TASK —
Render the material again word for word, skipping the pictures in it.

DATASET RECORDS —
--- start ---

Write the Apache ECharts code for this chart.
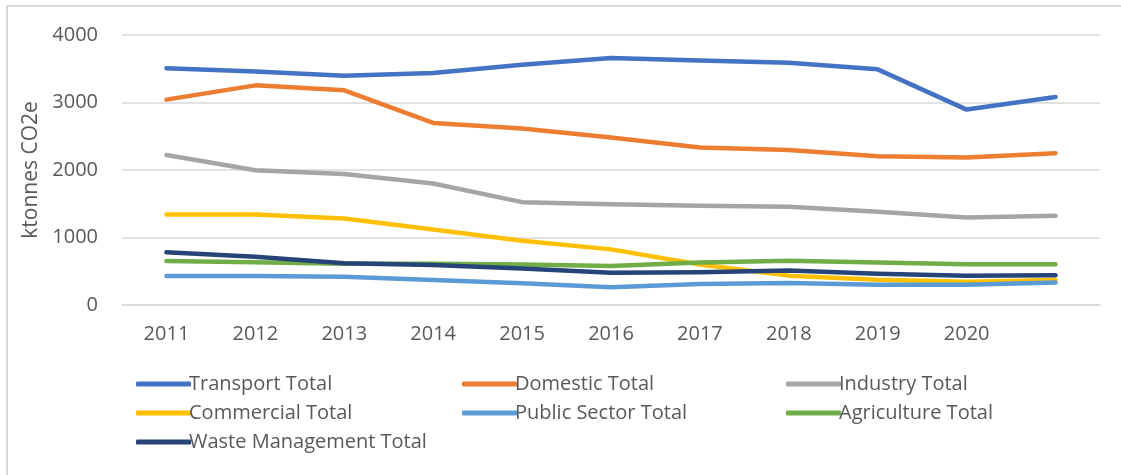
<!DOCTYPE html>
<html>
<head>
<meta charset="utf-8">
<script src="https://cdn.jsdelivr.net/npm/echarts@6/dist/echarts.min.js"></script>
<style>
  html, body { margin: 0; padding: 0; background: #fff; }
  #frame { position: absolute; left: 6px; top: 5px; width: 1120px; height: 480px; border: 2px solid #d9d9d9; box-sizing: border-box; }
  #chart { position: absolute; left: 0; top: 0; width: 1121px; height: 475px; }
</style>
</head>
<body>
<div id="frame"></div>
<div id="chart"></div>
<script>
const years = ["2011", "2012", "2013", "2014", "2015", "2016", "2017", "2018", "2019", "2020", ""];

const transport = [3506, 3460, 3395, 3437, 3560, 3658, 3624, 3590, 3491, 2895, 3081];
const domestic = [3043, 3254, 3180, 2697, 2614, 2481, 2333, 2298, 2204, 2185, 2249];
const industry = [2223, 1997, 1942, 1800, 1524, 1494, 1469, 1454, 1380, 1297, 1321];
const commercial = [1342, 1342, 1282, 1120, 951, 824, 600, 435, 375, 345, 370];
const publicSector = [429, 429, 419, 370, 321, 262, 311, 325, 300, 300, 332];
const agriculture = [651, 632, 610, 612, 600, 577, 630, 655, 628, 604, 604];
const waste = [780, 715, 617, 592, 542, 478, 484, 512, 462, 432, 441];

const yTicks = { min: 0, max: 4000, interval: 1000 };

const FONT = "'Open Sans', sans-serif";
const TEXT = "#595959";
const GRID = "#d9d9d9";

const seriesDefs = [
  { name: "Transport Total", data: transport, color: "#4472C4" },
  { name: "Domestic Total", data: domestic, color: "#ED7D31" },
  { name: "Industry Total", data: industry, color: "#A5A5A5" },
  { name: "Commercial Total", data: commercial, color: "#FFC000" },
  { name: "Public Sector Total", data: publicSector, color: "#5B9BD5" },
  { name: "Agriculture Total", data: agriculture, color: "#70AD47" },
  { name: "Waste Management Total", data: waste, color: "#264478" },
];

const series = seriesDefs.map(s => ({
  name: s.name,
  type: "line",
  data: s.data,
  symbol: "none",
  color: s.color,
  lineStyle: { width: 4.5, color: s.color, cap: "round", join: "round" },
}));

// legend in three columns like the excel one
function legendCol(left, names) {
  return {
    left, top: 369,
    orient: "vertical",
    itemWidth: 55, itemHeight: 5, itemGap: 9,
    icon: "roundRect",
    data: names,
    textStyle: { fontFamily: FONT, fontSize: 20, color: TEXT, padding: [0, 0, 0, -7] },
  };
}

const chart = echarts.init(document.getElementById("chart"), null, { renderer: "canvas" });
chart.setOption({
  animation: false,
  grid: { left: 122, right: 21, top: 35, bottom: 170 },
  legend: [
    legendCol(131, ["Transport Total", "Commercial Total", "Waste Management Total"]),
    legendCol(457, ["Domestic Total", "Public Sector Total"]),
    legendCol(781, ["Industry Total", "Agriculture Total"]),
  ],
  xAxis: {
    type: "category",
    data: years,
    boundaryGap: true,
    axisTick: { show: false },
    axisLine: { lineStyle: { color: GRID, width: 1.5 } },
    axisLabel: { fontFamily: FONT, fontSize: 20, color: TEXT, margin: 19, interval: 0 },
  },
  yAxis: {
    type: "value",
    min: yTicks.min, max: yTicks.max, interval: yTicks.interval,
    name: "ktonnes CO2e",
    nameLocation: "middle",
    nameGap: 60,
    nameTextStyle: { fontFamily: FONT, fontSize: 21, color: TEXT },
    axisLabel: { fontFamily: FONT, fontSize: 20, color: TEXT, margin: 24, formatter: v => String(v) },
    splitLine: { lineStyle: { color: GRID, width: 1.5 } },
  },
  series,
});
</script>
</body>
</html>
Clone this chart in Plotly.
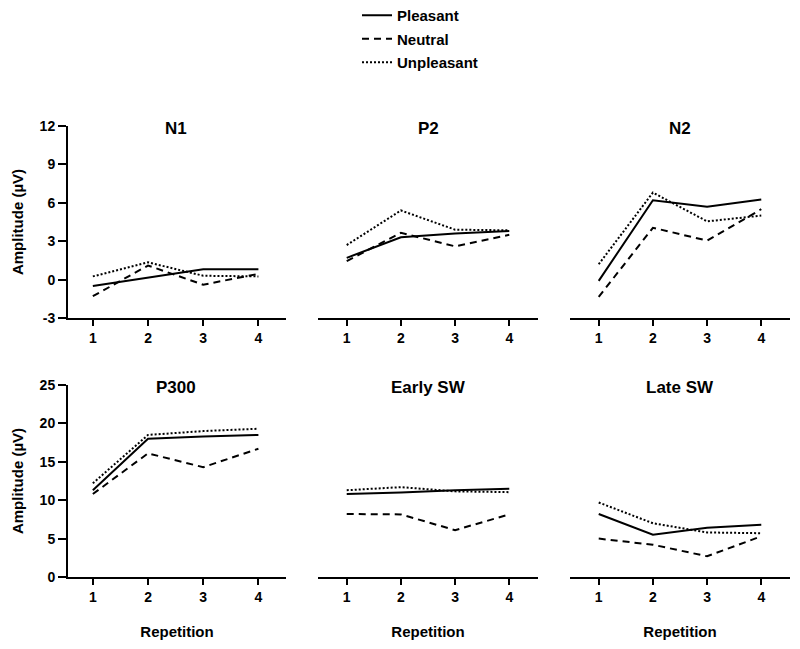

--- end ---

TASK OUTPUT —
Write the Apache ECharts code for this chart.
<!DOCTYPE html>
<html>
<head>
<meta charset="utf-8">
<script src="https://cdn.jsdelivr.net/npm/echarts@6/dist/echarts.min.js"></script>
<style>
  html, body { margin: 0; padding: 0; background: #fff; }
  #frame { position: absolute; left: 6px; top: 5px; width: 1120px; height: 480px; border: 2px solid #d9d9d9; box-sizing: border-box; }
  #chart { position: absolute; left: 0; top: 0; width: 1121px; height: 475px; }
</style>
</head>
<body>
<div id="frame"></div>
<div id="chart"></div>
<script>
const years = ["2011", "2012", "2013", "2014", "2015", "2016", "2017", "2018", "2019", "2020", ""];

const transport = [3506, 3460, 3395, 3437, 3560, 3658, 3624, 3590, 3491, 2895, 3081];
const domestic = [3043, 3254, 3180, 2697, 2614, 2481, 2333, 2298, 2204, 2185, 2249];
const industry = [2223, 1997, 1942, 1800, 1524, 1494, 1469, 1454, 1380, 1297, 1321];
const commercial = [1342, 1342, 1282, 1120, 951, 824, 600, 435, 375, 345, 370];
const publicSector = [429, 429, 419, 370, 321, 262, 311, 325, 300, 300, 332];
const agriculture = [651, 632, 610, 612, 600, 577, 630, 655, 628, 604, 604];
const waste = [780, 715, 617, 592, 542, 478, 484, 512, 462, 432, 441];

const yTicks = { min: 0, max: 4000, interval: 1000 };

const FONT = "'Open Sans', sans-serif";
const TEXT = "#595959";
const GRID = "#d9d9d9";

const seriesDefs = [
  { name: "Transport Total", data: transport, color: "#4472C4" },
  { name: "Domestic Total", data: domestic, color: "#ED7D31" },
  { name: "Industry Total", data: industry, color: "#A5A5A5" },
  { name: "Commercial Total", data: commercial, color: "#FFC000" },
  { name: "Public Sector Total", data: publicSector, color: "#5B9BD5" },
  { name: "Agriculture Total", data: agriculture, color: "#70AD47" },
  { name: "Waste Management Total", data: waste, color: "#264478" },
];

const series = seriesDefs.map(s => ({
  name: s.name,
  type: "line",
  data: s.data,
  symbol: "none",
  color: s.color,
  lineStyle: { width: 4.5, color: s.color, cap: "round", join: "round" },
}));

// legend in three columns like the excel one
function legendCol(left, names) {
  return {
    left, top: 369,
    orient: "vertical",
    itemWidth: 55, itemHeight: 5, itemGap: 9,
    icon: "roundRect",
    data: names,
    textStyle: { fontFamily: FONT, fontSize: 20, color: TEXT, padding: [0, 0, 0, -7] },
  };
}

const chart = echarts.init(document.getElementById("chart"), null, { renderer: "canvas" });
chart.setOption({
  animation: false,
  grid: { left: 122, right: 21, top: 35, bottom: 170 },
  legend: [
    legendCol(131, ["Transport Total", "Commercial Total", "Waste Management Total"]),
    legendCol(457, ["Domestic Total", "Public Sector Total"]),
    legendCol(781, ["Industry Total", "Agriculture Total"]),
  ],
  xAxis: {
    type: "category",
    data: years,
    boundaryGap: true,
    axisTick: { show: false },
    axisLine: { lineStyle: { color: GRID, width: 1.5 } },
    axisLabel: { fontFamily: FONT, fontSize: 20, color: TEXT, margin: 19, interval: 0 },
  },
  yAxis: {
    type: "value",
    min: yTicks.min, max: yTicks.max, interval: yTicks.interval,
    name: "ktonnes CO2e",
    nameLocation: "middle",
    nameGap: 60,
    nameTextStyle: { fontFamily: FONT, fontSize: 21, color: TEXT },
    axisLabel: { fontFamily: FONT, fontSize: 20, color: TEXT, margin: 24, formatter: v => String(v) },
    splitLine: { lineStyle: { color: GRID, width: 1.5 } },
  },
  series,
});
</script>
</body>
</html>
Clone this chart in Plotly.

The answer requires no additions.